According the Maryland Energy Administration,Maryland is exposed to approximately 5.3kWh per square meter of solar energy on a daily basis, and as of June 2012, the state has nearly 50,000 kW installed.
Various tax credits are available for Maryland solar power system installations, as of July 2012. Property tax credits vary by county. The Maryland Energy Administration offers a $1000 grant for residential PV systems and $500 for solar hot water (solar thermal). Commercial installations are granted $60/kW (max. 100 kW) for solar panels and $20/square foot (max. 250 square feet) for solar thermal systems.
Consumer net-metering and SRECs are available in the state of Maryland for owners of both solar PV systems and, as of the May 22, 2012 signing of S.B. 791, solar hot water systems. Solar hot water systems have a 5 SREC limit. The passage of H.B. 1187, also on May 22, 2012, accelerates the state's Renewable Energy Portfolio Standard with a target of 20% by 2020, of which 2% must be solar. Currently, there is no limit on the system size for a photovoltaic system.
In the state of Maryland, one SREC is equal to one MWh of electricity production, and is redeemable for three years. As of 2012, an SREC is valued at $400, but is projected to decline to $50 by 2023 as the number of installations increases, and solar/renewable energy further saturates the electricity supply. In addition, solar thermal that is installed for recreational purposes, such as heating a swimming pool, is not eligible for incentives.

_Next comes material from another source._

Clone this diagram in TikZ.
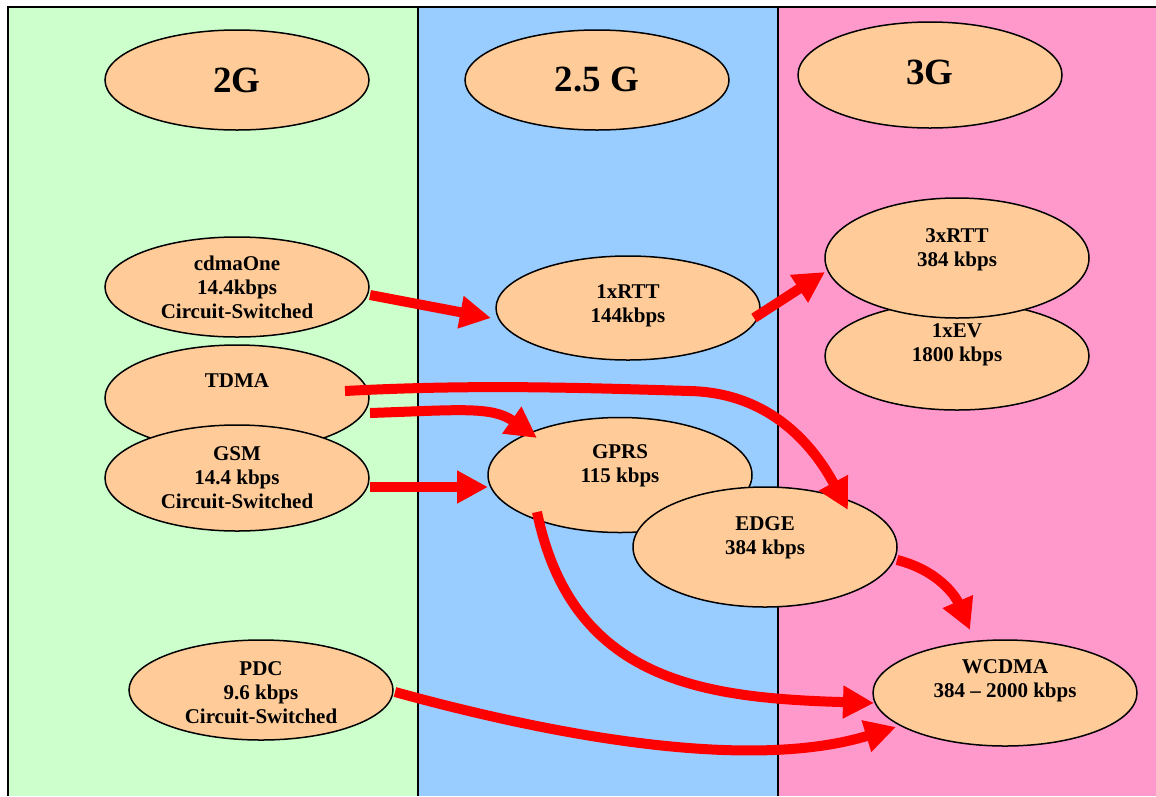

Maryland's goals for the Renewable Portfolio Standard have led to various monetary incentives, and have led to the expansion of local companies offering solar panel installation and services. Additionally, Governor Martin O'Malley stated that he aims to add 100,000 local green jobs by 2015. Solar companies in the state employ 1,900 people in 120 businesses, the largest of which is Astrum Solar.